Illusions spent more than 15 weeks in the Number One slot of Billboard's crossover charts, and became the best-selling crossover album of the year. Billboard named Ute Lemper the Number One classical crossover artist of 1993. "Lemper ... can best be described as a very tasteful cabaret artist," wrote Susan Elliot in Billboard, "one with a good deal more emotional authenticity than, say, Barbra Streisand or Liza Minnelli, both of whom she has been compared to."

Though critics have praised her glamorous image, Lemper has attributed that characteristic to her portrayal of emotion. "The glamorous part of the image is not really me," she said in the Los Angeles Times. "I am not at all glamorous, and it's really contrary to what I want to do on stage. I prefer to think I am very straightforward ... although maybe still with a secret. Glamour is not what I'm looking for in my performance. I'm looking for emotional expression, not in a sentimental or stylized way, but with complete honesty and directness." Lemper sings mostly in German and French, and uses visual enhancement as much as her vocals to enliven her performances.

Constantly expanding her credits, Lemper performed at La Scala in Milan in an homage to opera singer Cathy Berberian. She also made her debut with the London Symphony Orchestra with conductor Kent Nagano. She took her talents into yet another area with an exhibition in Paris of her oil paintings, which received a warm reception from the press.

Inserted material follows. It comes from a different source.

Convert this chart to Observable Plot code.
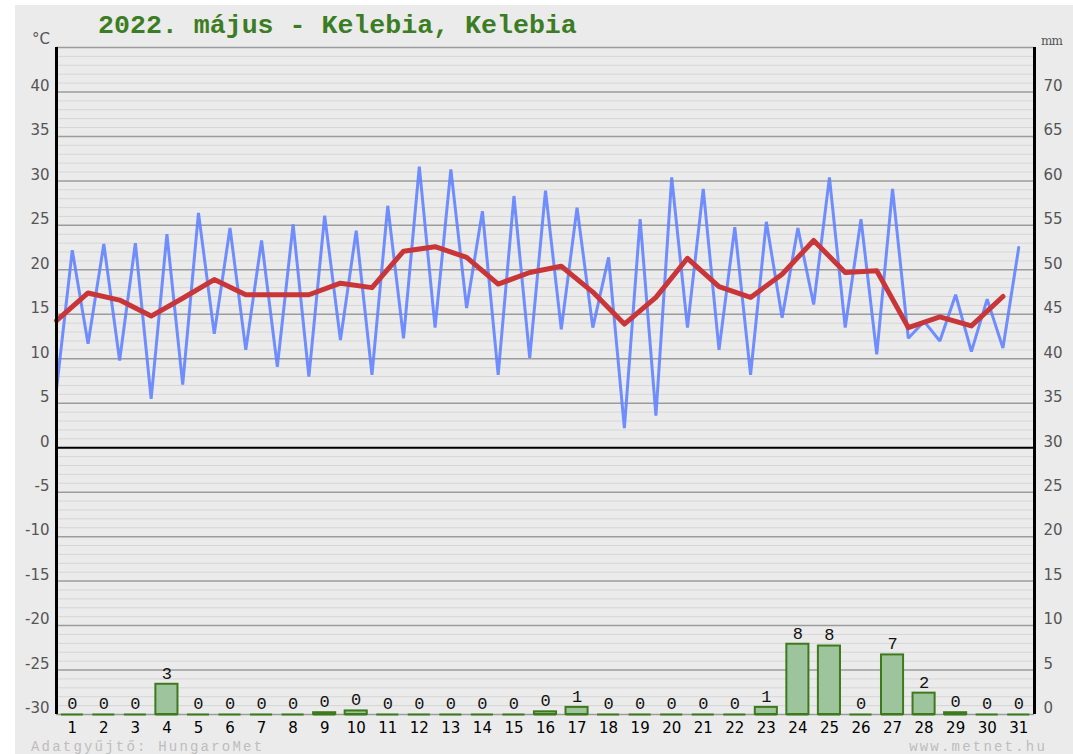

In 1994 Lemper began working with acclaimed director Robert Altman on his film Ready to Wear, which depicts the inner workings of the fashion industry. Lemper played the role of an eight-months-pregnant model named Albertine. Continuing her trend of nonstop work, Lemper released City of Strangers on London Records in 1995, which included songs by American composer-lyricist Stephen Sondheim.

by Sonya Shelton

Ute Lemper's Career

Began performing as a child at a municipal theater in Germany; sang in jazz and piano bars when she was 15 years old; received roles in Cats at age 21; signed with London Records and released debut album, Ute Lemper Sings Kurt Weill, 1989; performed in several theater productions, films, and a ballet.